%%

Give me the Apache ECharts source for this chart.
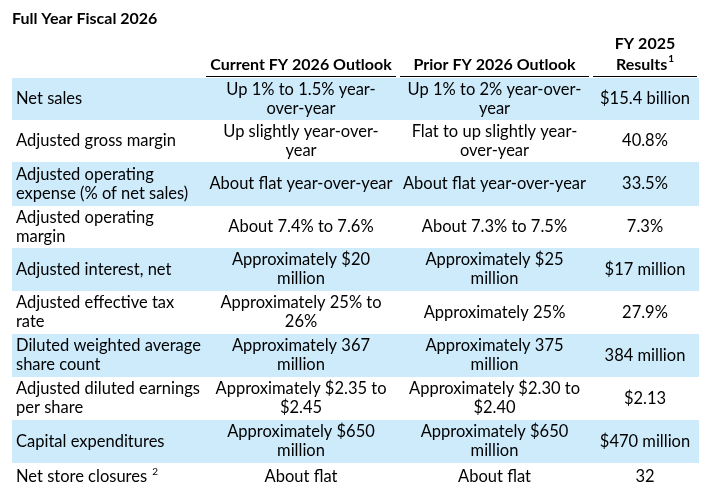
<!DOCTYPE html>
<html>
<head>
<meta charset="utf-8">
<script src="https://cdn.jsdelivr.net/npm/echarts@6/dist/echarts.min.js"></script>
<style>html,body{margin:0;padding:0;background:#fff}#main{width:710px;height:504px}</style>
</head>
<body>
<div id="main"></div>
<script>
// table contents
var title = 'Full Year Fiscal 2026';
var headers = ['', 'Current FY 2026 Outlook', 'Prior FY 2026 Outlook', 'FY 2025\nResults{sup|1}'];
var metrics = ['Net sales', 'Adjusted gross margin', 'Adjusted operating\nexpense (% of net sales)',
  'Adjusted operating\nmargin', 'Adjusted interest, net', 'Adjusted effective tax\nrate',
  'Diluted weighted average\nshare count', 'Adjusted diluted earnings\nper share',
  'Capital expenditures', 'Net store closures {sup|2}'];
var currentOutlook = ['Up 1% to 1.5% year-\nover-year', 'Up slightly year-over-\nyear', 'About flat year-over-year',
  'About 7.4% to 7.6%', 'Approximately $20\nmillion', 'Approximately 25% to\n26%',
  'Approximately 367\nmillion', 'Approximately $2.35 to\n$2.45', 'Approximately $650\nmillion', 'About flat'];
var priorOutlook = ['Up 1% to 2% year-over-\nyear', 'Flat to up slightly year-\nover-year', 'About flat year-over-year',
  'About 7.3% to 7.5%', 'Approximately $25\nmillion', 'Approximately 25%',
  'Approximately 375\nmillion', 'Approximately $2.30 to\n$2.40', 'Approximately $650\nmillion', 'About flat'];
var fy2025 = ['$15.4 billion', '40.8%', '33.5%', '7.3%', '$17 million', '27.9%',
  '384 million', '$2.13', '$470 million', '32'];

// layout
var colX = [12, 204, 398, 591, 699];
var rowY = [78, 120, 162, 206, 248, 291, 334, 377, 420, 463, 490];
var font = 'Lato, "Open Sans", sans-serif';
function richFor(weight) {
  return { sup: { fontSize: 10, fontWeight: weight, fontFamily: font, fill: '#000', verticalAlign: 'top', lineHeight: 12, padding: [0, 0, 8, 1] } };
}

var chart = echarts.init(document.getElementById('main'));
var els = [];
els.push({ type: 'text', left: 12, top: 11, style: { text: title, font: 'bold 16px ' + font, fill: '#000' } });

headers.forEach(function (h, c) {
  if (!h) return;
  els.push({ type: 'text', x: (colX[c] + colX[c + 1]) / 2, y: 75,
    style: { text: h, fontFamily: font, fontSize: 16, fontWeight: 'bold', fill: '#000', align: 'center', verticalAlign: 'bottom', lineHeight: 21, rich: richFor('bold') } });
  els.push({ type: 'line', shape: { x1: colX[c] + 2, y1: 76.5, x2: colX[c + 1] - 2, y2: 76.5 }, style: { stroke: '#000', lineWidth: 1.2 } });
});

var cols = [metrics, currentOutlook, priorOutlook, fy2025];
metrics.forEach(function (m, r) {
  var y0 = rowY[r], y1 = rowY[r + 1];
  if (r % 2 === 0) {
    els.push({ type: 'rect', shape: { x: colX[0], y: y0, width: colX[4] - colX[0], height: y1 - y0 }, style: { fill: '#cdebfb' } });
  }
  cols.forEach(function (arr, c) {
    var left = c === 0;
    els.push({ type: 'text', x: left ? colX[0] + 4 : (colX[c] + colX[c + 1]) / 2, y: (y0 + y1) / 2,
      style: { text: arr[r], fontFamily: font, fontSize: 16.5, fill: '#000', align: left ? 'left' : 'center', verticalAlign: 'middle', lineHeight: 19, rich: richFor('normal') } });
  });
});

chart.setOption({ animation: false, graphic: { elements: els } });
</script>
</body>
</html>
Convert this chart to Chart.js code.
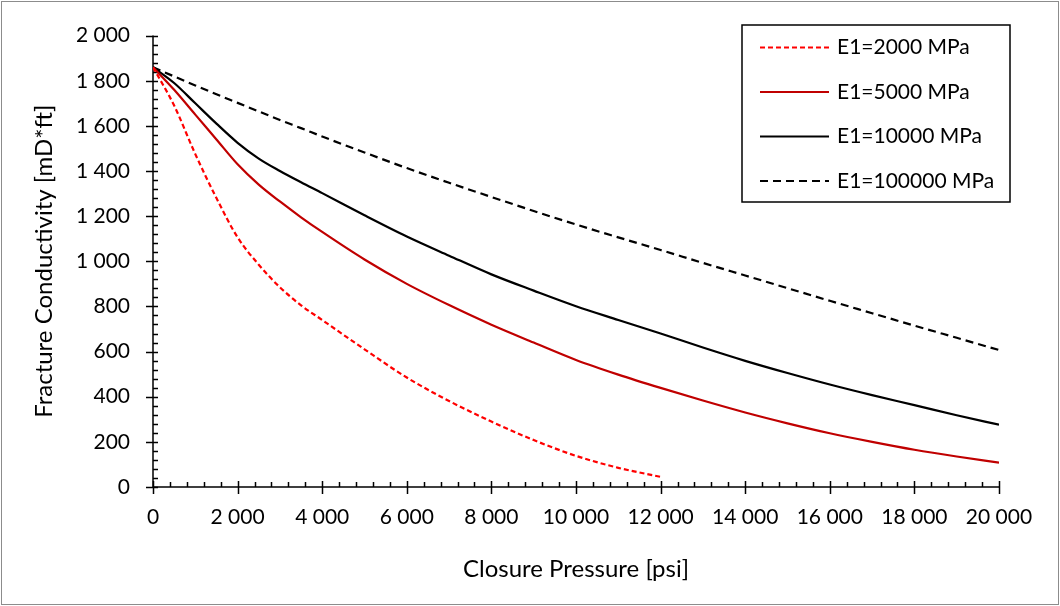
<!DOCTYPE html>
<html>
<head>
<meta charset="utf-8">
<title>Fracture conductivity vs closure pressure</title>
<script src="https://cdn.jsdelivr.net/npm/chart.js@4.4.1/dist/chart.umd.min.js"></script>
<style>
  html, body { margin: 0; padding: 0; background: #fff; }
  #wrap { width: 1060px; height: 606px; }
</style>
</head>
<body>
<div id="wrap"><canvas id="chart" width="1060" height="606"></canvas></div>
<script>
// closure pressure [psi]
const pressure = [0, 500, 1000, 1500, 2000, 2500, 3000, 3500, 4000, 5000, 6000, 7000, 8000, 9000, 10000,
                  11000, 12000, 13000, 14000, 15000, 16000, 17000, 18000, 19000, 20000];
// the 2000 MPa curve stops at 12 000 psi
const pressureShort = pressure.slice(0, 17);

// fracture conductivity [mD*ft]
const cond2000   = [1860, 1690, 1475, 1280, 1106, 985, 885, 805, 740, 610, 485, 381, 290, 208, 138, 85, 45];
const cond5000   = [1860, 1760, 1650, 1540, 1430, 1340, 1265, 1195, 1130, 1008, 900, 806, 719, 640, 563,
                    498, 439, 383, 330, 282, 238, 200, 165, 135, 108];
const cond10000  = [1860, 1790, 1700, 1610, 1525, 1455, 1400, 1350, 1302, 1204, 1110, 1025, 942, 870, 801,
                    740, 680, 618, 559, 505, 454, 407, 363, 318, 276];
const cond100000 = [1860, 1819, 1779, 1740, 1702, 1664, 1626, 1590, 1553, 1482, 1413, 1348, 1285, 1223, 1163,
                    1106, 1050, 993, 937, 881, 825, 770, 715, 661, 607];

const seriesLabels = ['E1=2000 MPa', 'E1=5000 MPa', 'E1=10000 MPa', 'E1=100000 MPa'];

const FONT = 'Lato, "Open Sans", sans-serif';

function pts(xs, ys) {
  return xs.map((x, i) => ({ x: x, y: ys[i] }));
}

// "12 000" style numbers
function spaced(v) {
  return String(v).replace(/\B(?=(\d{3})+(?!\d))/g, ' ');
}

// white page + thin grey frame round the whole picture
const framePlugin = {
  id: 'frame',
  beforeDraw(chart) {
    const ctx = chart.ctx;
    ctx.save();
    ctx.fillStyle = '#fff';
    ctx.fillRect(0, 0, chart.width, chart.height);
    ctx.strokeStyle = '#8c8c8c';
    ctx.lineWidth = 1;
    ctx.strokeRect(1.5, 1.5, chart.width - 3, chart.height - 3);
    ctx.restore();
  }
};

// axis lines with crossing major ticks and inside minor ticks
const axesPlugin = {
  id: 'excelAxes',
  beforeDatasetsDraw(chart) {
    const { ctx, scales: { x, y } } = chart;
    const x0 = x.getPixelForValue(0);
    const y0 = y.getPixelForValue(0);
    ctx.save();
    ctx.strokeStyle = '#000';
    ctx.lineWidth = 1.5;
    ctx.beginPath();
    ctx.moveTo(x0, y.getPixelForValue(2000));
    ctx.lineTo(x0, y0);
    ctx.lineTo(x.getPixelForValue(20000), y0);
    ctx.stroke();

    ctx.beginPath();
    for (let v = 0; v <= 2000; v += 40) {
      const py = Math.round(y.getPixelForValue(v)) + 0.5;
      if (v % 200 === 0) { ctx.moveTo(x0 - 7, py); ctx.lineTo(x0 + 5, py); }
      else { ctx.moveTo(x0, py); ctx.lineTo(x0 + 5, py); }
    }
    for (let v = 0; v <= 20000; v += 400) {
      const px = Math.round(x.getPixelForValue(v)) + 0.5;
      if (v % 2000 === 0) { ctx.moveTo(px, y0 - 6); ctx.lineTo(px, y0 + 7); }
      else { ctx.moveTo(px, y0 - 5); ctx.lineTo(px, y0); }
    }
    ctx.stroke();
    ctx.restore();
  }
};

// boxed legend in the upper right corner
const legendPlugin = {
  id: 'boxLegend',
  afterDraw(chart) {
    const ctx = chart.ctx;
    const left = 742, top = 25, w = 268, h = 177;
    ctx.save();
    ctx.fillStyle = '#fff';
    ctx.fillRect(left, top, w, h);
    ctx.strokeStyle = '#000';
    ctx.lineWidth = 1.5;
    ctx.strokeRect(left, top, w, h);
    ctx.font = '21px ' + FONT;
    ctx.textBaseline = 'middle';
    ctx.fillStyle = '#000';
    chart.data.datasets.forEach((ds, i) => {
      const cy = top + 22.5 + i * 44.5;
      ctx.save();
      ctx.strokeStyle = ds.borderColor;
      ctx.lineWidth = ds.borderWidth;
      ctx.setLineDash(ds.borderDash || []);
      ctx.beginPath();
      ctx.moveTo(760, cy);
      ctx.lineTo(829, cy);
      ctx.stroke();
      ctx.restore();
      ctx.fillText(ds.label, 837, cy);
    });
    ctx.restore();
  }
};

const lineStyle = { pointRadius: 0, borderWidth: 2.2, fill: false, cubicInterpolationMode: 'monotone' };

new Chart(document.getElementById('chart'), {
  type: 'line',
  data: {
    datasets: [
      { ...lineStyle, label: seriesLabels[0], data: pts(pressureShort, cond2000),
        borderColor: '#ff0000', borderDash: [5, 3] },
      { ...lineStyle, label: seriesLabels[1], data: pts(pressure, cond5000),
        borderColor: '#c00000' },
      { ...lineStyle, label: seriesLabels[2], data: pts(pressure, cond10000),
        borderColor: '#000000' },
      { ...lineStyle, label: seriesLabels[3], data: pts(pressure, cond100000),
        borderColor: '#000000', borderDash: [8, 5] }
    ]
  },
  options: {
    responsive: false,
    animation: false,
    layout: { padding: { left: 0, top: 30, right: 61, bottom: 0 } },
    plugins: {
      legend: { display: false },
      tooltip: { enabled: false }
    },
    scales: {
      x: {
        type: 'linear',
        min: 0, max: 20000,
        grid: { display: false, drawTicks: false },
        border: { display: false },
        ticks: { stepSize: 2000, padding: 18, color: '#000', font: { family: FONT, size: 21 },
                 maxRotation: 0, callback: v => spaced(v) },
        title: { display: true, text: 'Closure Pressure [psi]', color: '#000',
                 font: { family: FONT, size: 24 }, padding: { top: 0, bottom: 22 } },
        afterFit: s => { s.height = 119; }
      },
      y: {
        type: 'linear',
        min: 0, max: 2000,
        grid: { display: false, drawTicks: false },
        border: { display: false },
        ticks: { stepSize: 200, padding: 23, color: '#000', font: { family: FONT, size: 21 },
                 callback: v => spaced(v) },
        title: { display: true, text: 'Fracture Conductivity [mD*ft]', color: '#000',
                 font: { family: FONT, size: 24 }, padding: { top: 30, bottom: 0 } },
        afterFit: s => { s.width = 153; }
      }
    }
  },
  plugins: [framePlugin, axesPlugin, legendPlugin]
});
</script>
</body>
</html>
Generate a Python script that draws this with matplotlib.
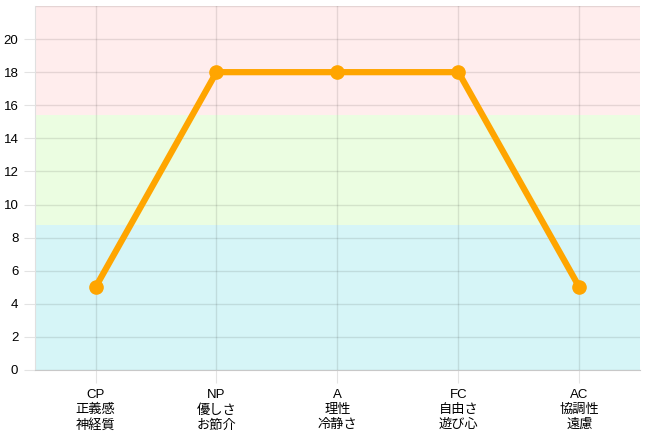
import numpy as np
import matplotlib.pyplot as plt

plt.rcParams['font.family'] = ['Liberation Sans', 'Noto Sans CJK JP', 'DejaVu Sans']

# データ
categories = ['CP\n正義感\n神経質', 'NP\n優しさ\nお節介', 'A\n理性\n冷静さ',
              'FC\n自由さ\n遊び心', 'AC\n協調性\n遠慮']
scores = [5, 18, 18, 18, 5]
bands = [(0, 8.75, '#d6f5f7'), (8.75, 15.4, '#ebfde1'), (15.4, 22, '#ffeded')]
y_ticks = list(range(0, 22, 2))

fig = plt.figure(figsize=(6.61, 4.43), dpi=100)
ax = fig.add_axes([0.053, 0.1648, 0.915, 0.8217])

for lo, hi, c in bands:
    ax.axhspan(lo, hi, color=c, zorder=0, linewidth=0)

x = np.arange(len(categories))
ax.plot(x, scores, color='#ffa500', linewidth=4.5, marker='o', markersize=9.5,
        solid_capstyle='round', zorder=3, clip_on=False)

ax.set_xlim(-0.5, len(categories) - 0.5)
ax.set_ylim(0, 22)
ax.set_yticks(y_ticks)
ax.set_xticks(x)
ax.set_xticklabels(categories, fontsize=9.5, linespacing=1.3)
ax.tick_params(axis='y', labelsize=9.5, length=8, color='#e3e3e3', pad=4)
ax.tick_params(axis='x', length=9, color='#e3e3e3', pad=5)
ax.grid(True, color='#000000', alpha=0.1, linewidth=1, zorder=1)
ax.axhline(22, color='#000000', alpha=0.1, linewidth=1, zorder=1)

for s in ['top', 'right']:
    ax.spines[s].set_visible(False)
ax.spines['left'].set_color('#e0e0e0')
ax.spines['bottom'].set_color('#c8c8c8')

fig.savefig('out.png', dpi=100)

%%

What the task requires: Leave the pictures out and copy exactly the lines from the one with "Generate a Python" to the one with "solid_capstyle='round', zorder=3, clip_on=False)", both included.

Written response:
Generate a Python script that draws this with matplotlib.
import numpy as np
import matplotlib.pyplot as plt

plt.rcParams['font.family'] = ['Liberation Sans', 'Noto Sans CJK JP', 'DejaVu Sans']

# データ
categories = ['CP\n正義感\n神経質', 'NP\n優しさ\nお節介', 'A\n理性\n冷静さ',
              'FC\n自由さ\n遊び心', 'AC\n協調性\n遠慮']
scores = [5, 18, 18, 18, 5]
bands = [(0, 8.75, '#d6f5f7'), (8.75, 15.4, '#ebfde1'), (15.4, 22, '#ffeded')]
y_ticks = list(range(0, 22, 2))

fig = plt.figure(figsize=(6.61, 4.43), dpi=100)
ax = fig.add_axes([0.053, 0.1648, 0.915, 0.8217])

for lo, hi, c in bands:
    ax.axhspan(lo, hi, color=c, zorder=0, linewidth=0)

x = np.arange(len(categories))
ax.plot(x, scores, color='#ffa500', linewidth=4.5, marker='o', markersize=9.5,
        solid_capstyle='round', zorder=3, clip_on=False)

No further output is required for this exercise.